By Jeff Rooney
DUNNVILLE—Amid all that was happening at the Mudcat Festival, some community members gathered at Grandview Lodge on Saturday, June 14, 2025 for an experiential workshop to explore the nation-to-nation relationship between Indigenous and non-Indigenous peoples in Canada.
The Kairos Blanket Exercise was facilitated by Jodi Vander Heide-Buswa who, with over six years of experience, has led over 20 blanket exercises. She provided participants with an immersive journey through the complex relationship between Indigenous and non-Indigenous peoples in Canada.
The program was created in response to the 1996 report of the Royal Commission on Aboriginal Peoples and has been used for over 20 years as a teaching tool across Canada.
Kairos Canada explains, “The blanket exercise is based on using Indigenous methodologies and the goal is to build understanding about our shared history as Indigenous and non-Indigenous peoples in Canada by walking through pre-contact, treaty-making, colonization, and resistance.
“Everyone is actively involved as they step onto blankets that represent the land and into the roles of First Nations, Inuit, and later Métis peoples. By engaging on an emotional and intellectual level, the blanket exercise effectively educates and increases empathy.”
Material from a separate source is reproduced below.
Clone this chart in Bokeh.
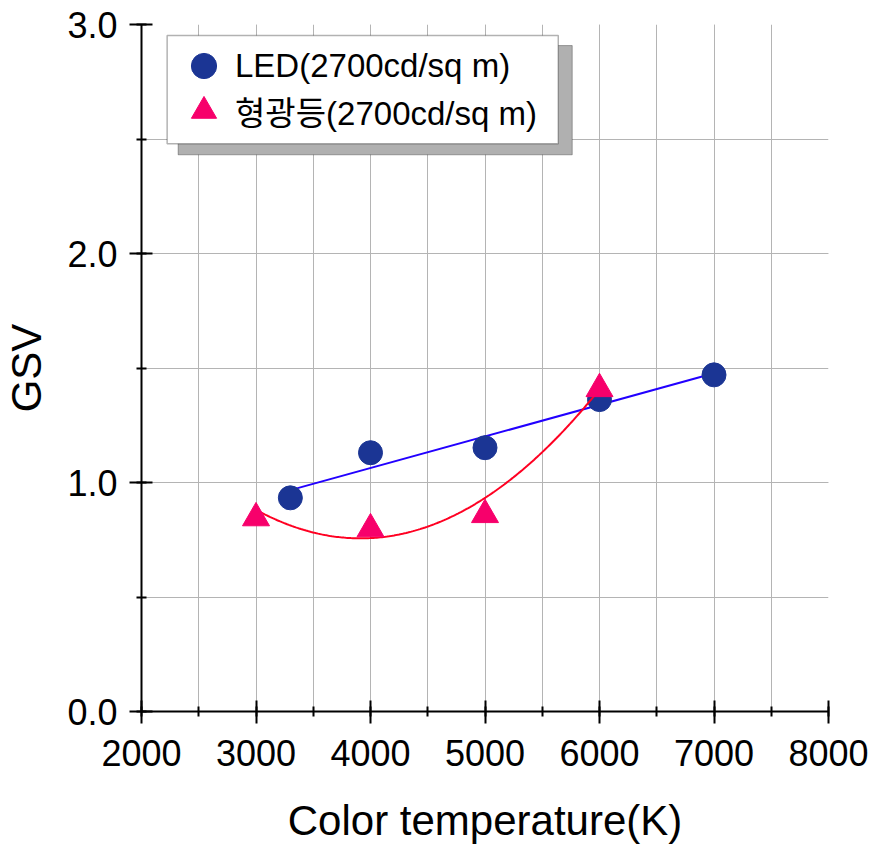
import numpy as np
from bokeh.plotting import figure
from bokeh.models import (SingleIntervalTicker, PrintfTickFormatter, Range1d, Legend,
                          LegendItem, BoxAnnotation, ColumnDataSource)
from bokeh.transform import dodge
from bokeh.embed import file_html
from bokeh.resources import INLINE

# ---- data ----
led_temp = [3300, 4000, 5000, 6000, 7000]
led_gsv = [0.933, 1.130, 1.152, 1.362, 1.470]
fl_temp = [3000, 4000, 5000, 6000]
fl_gsv = [0.862, 0.814, 0.876, 1.426]

led_label = "LED(2700cd/sq m)"
fl_label = "형광등(2700cd/sq m)"
x_title = "Color temperature(K)"
y_title = "GSV"

FONT = "Liberation Sans, Noto Sans CJK KR"

p = figure(width=870, height=848,
           x_range=Range1d(2000, 8000), y_range=Range1d(0, 3),
           output_backend="svg", toolbar_location=None,
           min_border_left=141, min_border_right=42,
           min_border_top=24, min_border_bottom=137)
p.outline_line_color = None
p.background_fill_color = "white"
p.border_fill_color = "white"

p.xaxis.ticker = SingleIntervalTicker(interval=1000, num_minor_ticks=2)
p.yaxis.ticker = SingleIntervalTicker(interval=1.0, num_minor_ticks=2)
p.yaxis.formatter = PrintfTickFormatter(format="%.1f")

for ax in p.axis:
    ax.axis_line_width = 2
    ax.axis_line_color = "black"
    ax.major_tick_line_width = 2
    ax.minor_tick_line_width = 2
    ax.major_tick_line_color = "black"
    ax.minor_tick_line_color = "black"
    ax.major_tick_in = 11
    ax.major_tick_out = 12
    ax.minor_tick_in = 5
    ax.minor_tick_out = 5
    ax.major_label_text_font = FONT
    ax.major_label_text_font_size = "36px"
    ax.major_label_text_color = "black"
    ax.axis_label_text_font = FONT
    ax.axis_label_text_font_size = "42px"
    ax.axis_label_text_font_style = "normal"
    ax.axis_label_text_color = "black"

p.xaxis.axis_label = x_title
p.yaxis.axis_label = y_title
p.xaxis.major_label_standoff = 16
p.xaxis.axis_label_standoff = 28
p.yaxis.major_label_standoff = 12
p.yaxis.axis_label_standoff = 14

for g in (p.xgrid, p.ygrid):
    g.grid_line_color = "#b4b4b4"
    g.grid_line_width = 1
    g.minor_grid_line_color = "#b4b4b4"
    g.minor_grid_line_width = 1

# ---- fits ----
lc = np.polyfit(led_temp, led_gsv, 1)
lx = np.array([min(led_temp), max(led_temp)], dtype=float)
p.line(lx, np.polyval(lc, lx), line_color="#2200ff", line_width=2)

r_led = p.scatter(led_temp, led_gsv, marker="circle", size=24,
                  fill_color="#1b3594", line_color="#1b3594")

fc = np.polyfit(np.array(fl_temp) / 1000.0, fl_gsv, 2)
fx = np.linspace(min(fl_temp), max(fl_temp), 200)
p.line(fx, np.polyval(fc, fx / 1000.0), line_color="#ff0022", line_width=2)

src = ColumnDataSource(dict(x=fl_temp, y=fl_gsv))
r_fl = p.scatter(x="x", y=dodge("y", -0.017, range=p.y_range), source=src,
                 marker="triangle", size=27,
                 fill_color="#f7006b", line_color="#f7006b")

# ---- legend box with shadow ----
shadow = BoxAnnotation(left=2320, right=5762, top=2.908, bottom=2.431,
                       fill_color="#b0b0b0", fill_alpha=1.0,
                       line_color="black", line_width=1)
p.add_layout(shadow)
box = BoxAnnotation(left=2224, right=5640, top=2.952, bottom=2.479,
                    fill_color="white", fill_alpha=1.0,
                    line_color="black", line_width=1.5)
p.add_layout(box)

common = dict(orientation="vertical", padding=0, spacing=0, margin=0,
              glyph_width=63, glyph_height=63, label_height=63,
              label_standoff=0, border_line_color=None,
              background_fill_alpha=0.0,
              label_text_font=FONT, label_text_font_size="33px",
              label_text_color="black")
leg1 = Legend(items=[LegendItem(label=led_label, renderers=[r_led])],
              location=(31, 614), **common)
leg2 = Legend(items=[LegendItem(label=fl_label, renderers=[r_fl])],
              location=(31, 569), **common)
p.add_layout(leg1)
p.add_layout(leg2)

open("out.html", "w").write(file_html(p, INLINE))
As the exercise progressed, the physical space and the blankets were systematically reduced to represent the historical impacts of colonization, including the loss of traditional lands, the residential school system, and ongoing challenges facing Indigenous communities.
Vander Heide-Buswa shares that one of the most powerful components of the exercise is the “take away.” This moment of the workshop involves participants having a baby doll they were holding taken away to experience viscerally the “60s Scoop,” where Indigenous children were taken from their parents.
One of the participants summed it up by stating, ”When they started removing blankets and asking people to step off, representing the loss of traditional territories, it became very real, very quickly.”
As the afternoon wound down and Vander Heide-Buswa was asked what the most common thing she hears is during this exercise, she said without hesitation, “We weren’t taught this in school.”